Directions: Transcribe the whole listing below without changing a word, but leave out every image.

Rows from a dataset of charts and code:
* Start *

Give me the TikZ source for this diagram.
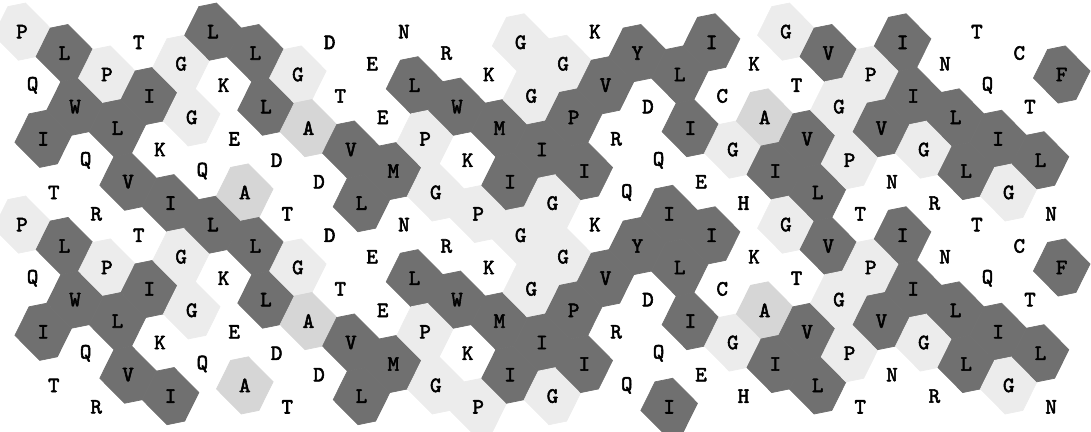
\documentclass[tikz,border=0pt]{standalone}
\usepackage{fontspec}
\newfontfamily\resfont{lmmono10-regular.otf}[FakeBold=2.5]
\usepackage{tikz}
\definecolor{hydro}{RGB}{112, 112, 112}
\definecolor{alan}{RGB}{214, 214, 214}
\definecolor{glypro}{RGB}{236, 236, 236}

\tikzset{
  celld/.style={fill=hydro, draw=hydro, line width=0.5},
  cella/.style={fill=alan, draw=alan, line width=0.5},
  celll/.style={fill=glypro, draw=glypro, line width=0.5},
  cellw/.style={},
  resid/.style={font=\resfont\fontsize{15.5}{16}\selectfont, inner sep=0}
}

\newcommand{\hcaseq}{P/l, Q/w, I/d, T/w, L/d, W/d, Q/w, R/w, P/l, L/d,
  V/d, T/w, I/d, K/w, I/d, G/l, G/l, Q/w, L/d, K/w,
  E/w, A/a, L/d, L/d, D/w, T/w, G/l, A/a, D/w, D/w,
  T/w, V/d, L/d, E/w, E/w, M/d, N/w, L/d, P/l, G/l,
  R/w, W/d, K/w, P/l, K/w, M/d, I/d, G/l, G/l, I/d,
  G/l, G/l, P/d, I/d, K/w, V/d, R/w, Q/w, Y/d, D/w,
  Q/w, I/d, L/d, I/d, E/w, I/d, C/w, G/l, H/w, K/w,
  A/a, I/d, G/l, T/w, V/d, L/d, V/d, G/l, P/l, T/w,
  P/l, V/d, N/w, I/d, I/d, G/l, R/w, N/w, L/d, L/d,
  T/w, Q/w, I/d, G/l, C/w, T/w, L/d, N/w, F/d}

\begin{document}
\begin{tikzpicture}[x=0.26525cm, y=0.268cm]

  \useasboundingbox (0, 0) rectangle (102.83, -40.21);

  % helical net cells, net drawn twice
  \foreach \res/\k [count=\i from 0] in \hcaseq {
    \pgfmathsetmacro{\xx}{\i + 2.073}
    \pgfmathsetmacro{\yy}{-2.95 - mod(5*\i, 18)}
    \foreach \dy in {0, -18} {
      \path[cell\k, shift={(\xx, \yy + \dy)}] (2.667, 0.333) -- (1.333, -2.333)
        -- (-0.333, -2.667) -- (-2.667, -0.333) -- (-1.333, 2.333)
        -- (0.333, 2.667) -- cycle;
    }
  }

  % residues
  \foreach \res/\k [count=\i from 0] in \hcaseq {
    \pgfmathsetmacro{\xx}{\i + 2.073}
    \pgfmathsetmacro{\yy}{-2.95 - mod(5*\i, 18)}
    \node[resid] (t\i) at (\xx, \yy) {\res};
    \node[resid] (b\i) at (\xx, \yy - 18) {\res};
  }

\end{tikzpicture}
\end{document}
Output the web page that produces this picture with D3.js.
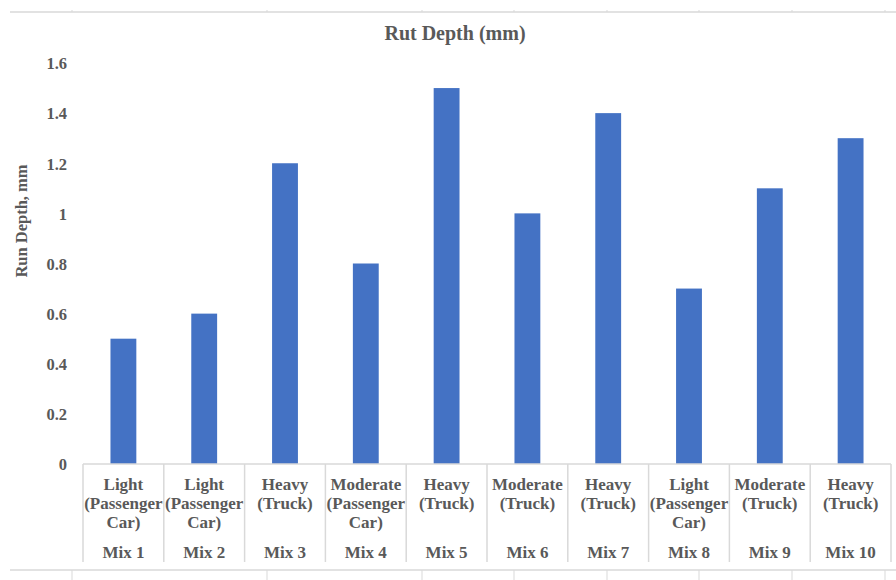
<!DOCTYPE html>
<html>
<head>
<meta charset="utf-8">
<script src="https://cdn.jsdelivr.net/npm/d3@7"></script>
<style>
  html, body { margin: 0; padding: 0; background: #fff; }
  svg { display: block; }
  text { font-family: "Liberation Serif", "Times New Roman", serif; font-weight: bold; fill: #595959; }
</style>
</head>
<body>
<svg id="chart" width="896" height="580"></svg>
<script>
// Rut depth per mix, with the traffic level of each mix
const mixes = ["Mix 1", "Mix 2", "Mix 3", "Mix 4", "Mix 5", "Mix 6", "Mix 7", "Mix 8", "Mix 9", "Mix 10"];
const traffic = [
  ["Light", "(Passenger", "Car)"],
  ["Light", "(Passenger", "Car)"],
  ["Heavy", "(Truck)"],
  ["Moderate", "(Passenger", "Car)"],
  ["Heavy", "(Truck)"],
  ["Moderate", "(Truck)"],
  ["Heavy", "(Truck)"],
  ["Light", "(Passenger", "Car)"],
  ["Moderate", "(Truck)"],
  ["Heavy", "(Truck)"]
];
const rutDepth = [0.5, 0.6, 1.2, 0.8, 1.5, 1.0, 1.4, 0.7, 1.1, 1.3];
const yTicks = [0, 0.2, 0.4, 0.6, 0.8, 1, 1.2, 1.4, 1.6];

const svg = d3.select("#chart");
const frameColor = "#d9d9d9";
const gridColor = "#d9d9d9";

// Surrounding frame lines with small cell marks
const frameMarks = [72, 267, 422, 514, 607, 699, 792, 885];
svg.append("line").attr("x1", 10).attr("x2", 896).attr("y1", 12).attr("y2", 12)
  .attr("stroke", frameColor).attr("stroke-width", 1.5);
svg.append("line").attr("x1", 10).attr("x2", 896).attr("y1", 570).attr("y2", 570)
  .attr("stroke", frameColor).attr("stroke-width", 1.5);
frameMarks.forEach(x => {
  svg.append("line").attr("x1", x).attr("x2", x).attr("y1", 10).attr("y2", 12)
    .attr("stroke", frameColor).attr("stroke-width", 1);
  svg.append("line").attr("x1", x).attr("x2", x).attr("y1", 570).attr("y2", 580)
    .attr("stroke", frameColor).attr("stroke-width", 1);
});

// Scales
const x = d3.scaleBand().domain(mixes).range([83, 891]).paddingInner(0).paddingOuter(0);
const y = d3.scaleLinear().domain([0, 1.6]).range([464, 63]);
const barWidth = x.bandwidth() * 0.32;

// Title
svg.append("text").attr("x", 455).attr("y", 40).attr("text-anchor", "middle")
  .style("font-size", "20px").text("Rut Depth (mm)");

// Y axis tick labels
const yAxis = d3.axisLeft(y).tickValues(yTicks).tickSize(0).tickPadding(0)
  .tickFormat(d => d3.format("")(+d.toFixed(1)));
const gy = svg.append("g").attr("transform", "translate(67,0)").call(yAxis);
gy.select(".domain").remove();
gy.selectAll("text").style("font-size", "16.5px").attr("fill", "#595959")
  .style("font-family", '"Liberation Serif", serif').attr("dy", "0.35em");

// Y axis title
svg.append("text").attr("transform", "translate(27,221) rotate(-90)")
  .attr("text-anchor", "middle").style("font-size", "16.5px").text("Run Depth, mm");

// Bars
svg.append("g").selectAll("rect").data(rutDepth).join("rect")
  .attr("x", (d, i) => x(mixes[i]) + (x.bandwidth() - barWidth) / 2)
  .attr("width", barWidth)
  .attr("y", d => y(d))
  .attr("height", d => y(0) - y(d))
  .attr("fill", "#4472C4");

// Category axis: baseline and label cells
svg.append("line").attr("x1", x.range()[0]).attr("x2", x.range()[1])
  .attr("y1", y(0)).attr("y2", y(0)).attr("stroke", gridColor).attr("stroke-width", 1.5);
const edges = mixes.map(m => x(m)).concat([x.range()[1]]);
svg.append("g").selectAll("line").data(edges).join("line")
  .attr("x1", d => d).attr("x2", d => d).attr("y1", y(0)).attr("y2", 562)
  .attr("stroke", gridColor).attr("stroke-width", 1.5);

const labels = svg.append("g").selectAll("g").data(mixes).join("g")
  .attr("transform", d => `translate(${x(d) + x.bandwidth() / 2},0)`);
labels.each(function (m, i) {
  const g = d3.select(this);
  traffic[i].forEach((line, j) => {
    g.append("text").attr("y", 490 + j * 19).attr("text-anchor", "middle")
      .style("font-size", "17px").text(line);
  });
  g.append("text").attr("y", 558).attr("text-anchor", "middle")
    .style("font-size", "17px").text(m);
});
</script>
</body>
</html>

* End *

Response for this exercise:
Give me the TikZ source for this diagram.
\documentclass[tikz,border=0pt]{standalone}
\usepackage{fontspec}
\newfontfamily\resfont{lmmono10-regular.otf}[FakeBold=2.5]
\usepackage{tikz}
\definecolor{hydro}{RGB}{112, 112, 112}
\definecolor{alan}{RGB}{214, 214, 214}
\definecolor{glypro}{RGB}{236, 236, 236}

\tikzset{
  celld/.style={fill=hydro, draw=hydro, line width=0.5},
  cella/.style={fill=alan, draw=alan, line width=0.5},
  celll/.style={fill=glypro, draw=glypro, line width=0.5},
  cellw/.style={},
  resid/.style={font=\resfont\fontsize{15.5}{16}\selectfont, inner sep=0}
}

\newcommand{\hcaseq}{P/l, Q/w, I/d, T/w, L/d, W/d, Q/w, R/w, P/l, L/d,
  V/d, T/w, I/d, K/w, I/d, G/l, G/l, Q/w, L/d, K/w,
  E/w, A/a, L/d, L/d, D/w, T/w, G/l, A/a, D/w, D/w,
  T/w, V/d, L/d, E/w, E/w, M/d, N/w, L/d, P/l, G/l,
  R/w, W/d, K/w, P/l, K/w, M/d, I/d, G/l, G/l, I/d,
  G/l, G/l, P/d, I/d, K/w, V/d, R/w, Q/w, Y/d, D/w,
  Q/w, I/d, L/d, I/d, E/w, I/d, C/w, G/l, H/w, K/w,
  A/a, I/d, G/l, T/w, V/d, L/d, V/d, G/l, P/l, T/w,
  P/l, V/d, N/w, I/d, I/d, G/l, R/w, N/w, L/d, L/d,
  T/w, Q/w, I/d, G/l, C/w, T/w, L/d, N/w, F/d}

\begin{document}
\begin{tikzpicture}[x=0.26525cm, y=0.268cm]

  \useasboundingbox (0, 0) rectangle (102.83, -40.21);

  % helical net cells, net drawn twice
  \foreach \res/\k [count=\i from 0] in \hcaseq {
    \pgfmathsetmacro{\xx}{\i + 2.073}
    \pgfmathsetmacro{\yy}{-2.95 - mod(5*\i, 18)}
    \foreach \dy in {0, -18} {
      \path[cell\k, shift={(\xx, \yy + \dy)}] (2.667, 0.333) -- (1.333, -2.333)
        -- (-0.333, -2.667) -- (-2.667, -0.333) -- (-1.333, 2.333)
        -- (0.333, 2.667) -- cycle;
    }
  }

  % residues
  \foreach \res/\k [count=\i from 0] in \hcaseq {
    \pgfmathsetmacro{\xx}{\i + 2.073}
    \pgfmathsetmacro{\yy}{-2.95 - mod(5*\i, 18)}
    \node[resid] (t\i) at (\xx, \yy) {\res};
    \node[resid] (b\i) at (\xx, \yy - 18) {\res};
  }

\end{tikzpicture}
\end{document}
Output the web page that produces this picture with D3.js.
<!DOCTYPE html>
<html>
<head>
<meta charset="utf-8">
<script src="https://cdn.jsdelivr.net/npm/d3@7"></script>
<style>
  html, body { margin: 0; padding: 0; background: #fff; }
  svg { display: block; }
  text { font-family: "Liberation Serif", "Times New Roman", serif; font-weight: bold; fill: #595959; }
</style>
</head>
<body>
<svg id="chart" width="896" height="580"></svg>
<script>
// Rut depth per mix, with the traffic level of each mix
const mixes = ["Mix 1", "Mix 2", "Mix 3", "Mix 4", "Mix 5", "Mix 6", "Mix 7", "Mix 8", "Mix 9", "Mix 10"];
const traffic = [
  ["Light", "(Passenger", "Car)"],
  ["Light", "(Passenger", "Car)"],
  ["Heavy", "(Truck)"],
  ["Moderate", "(Passenger", "Car)"],
  ["Heavy", "(Truck)"],
  ["Moderate", "(Truck)"],
  ["Heavy", "(Truck)"],
  ["Light", "(Passenger", "Car)"],
  ["Moderate", "(Truck)"],
  ["Heavy", "(Truck)"]
];
const rutDepth = [0.5, 0.6, 1.2, 0.8, 1.5, 1.0, 1.4, 0.7, 1.1, 1.3];
const yTicks = [0, 0.2, 0.4, 0.6, 0.8, 1, 1.2, 1.4, 1.6];

const svg = d3.select("#chart");
const frameColor = "#d9d9d9";
const gridColor = "#d9d9d9";

// Surrounding frame lines with small cell marks
const frameMarks = [72, 267, 422, 514, 607, 699, 792, 885];
svg.append("line").attr("x1", 10).attr("x2", 896).attr("y1", 12).attr("y2", 12)
  .attr("stroke", frameColor).attr("stroke-width", 1.5);
svg.append("line").attr("x1", 10).attr("x2", 896).attr("y1", 570).attr("y2", 570)
  .attr("stroke", frameColor).attr("stroke-width", 1.5);
frameMarks.forEach(x => {
  svg.append("line").attr("x1", x).attr("x2", x).attr("y1", 10).attr("y2", 12)
    .attr("stroke", frameColor).attr("stroke-width", 1);
  svg.append("line").attr("x1", x).attr("x2", x).attr("y1", 570).attr("y2", 580)
    .attr("stroke", frameColor).attr("stroke-width", 1);
});

// Scales
const x = d3.scaleBand().domain(mixes).range([83, 891]).paddingInner(0).paddingOuter(0);
const y = d3.scaleLinear().domain([0, 1.6]).range([464, 63]);
const barWidth = x.bandwidth() * 0.32;

// Title
svg.append("text").attr("x", 455).attr("y", 40).attr("text-anchor", "middle")
  .style("font-size", "20px").text("Rut Depth (mm)");

// Y axis tick labels
const yAxis = d3.axisLeft(y).tickValues(yTicks).tickSize(0).tickPadding(0)
  .tickFormat(d => d3.format("")(+d.toFixed(1)));
const gy = svg.append("g").attr("transform", "translate(67,0)").call(yAxis);
gy.select(".domain").remove();
gy.selectAll("text").style("font-size", "16.5px").attr("fill", "#595959")
  .style("font-family", '"Liberation Serif", serif').attr("dy", "0.35em");

// Y axis title
svg.append("text").attr("transform", "translate(27,221) rotate(-90)")
  .attr("text-anchor", "middle").style("font-size", "16.5px").text("Run Depth, mm");

// Bars
svg.append("g").selectAll("rect").data(rutDepth).join("rect")
  .attr("x", (d, i) => x(mixes[i]) + (x.bandwidth() - barWidth) / 2)
  .attr("width", barWidth)
  .attr("y", d => y(d))
  .attr("height", d => y(0) - y(d))
  .attr("fill", "#4472C4");

// Category axis: baseline and label cells
svg.append("line").attr("x1", x.range()[0]).attr("x2", x.range()[1])
  .attr("y1", y(0)).attr("y2", y(0)).attr("stroke", gridColor).attr("stroke-width", 1.5);
const edges = mixes.map(m => x(m)).concat([x.range()[1]]);
svg.append("g").selectAll("line").data(edges).join("line")
  .attr("x1", d => d).attr("x2", d => d).attr("y1", y(0)).attr("y2", 562)
  .attr("stroke", gridColor).attr("stroke-width", 1.5);

const labels = svg.append("g").selectAll("g").data(mixes).join("g")
  .attr("transform", d => `translate(${x(d) + x.bandwidth() / 2},0)`);
labels.each(function (m, i) {
  const g = d3.select(this);
  traffic[i].forEach((line, j) => {
    g.append("text").attr("y", 490 + j * 19).attr("text-anchor", "middle")
      .style("font-size", "17px").text(line);
  });
  g.append("text").attr("y", 558).attr("text-anchor", "middle")
    .style("font-size", "17px").text(m);
});
</script>
</body>
</html>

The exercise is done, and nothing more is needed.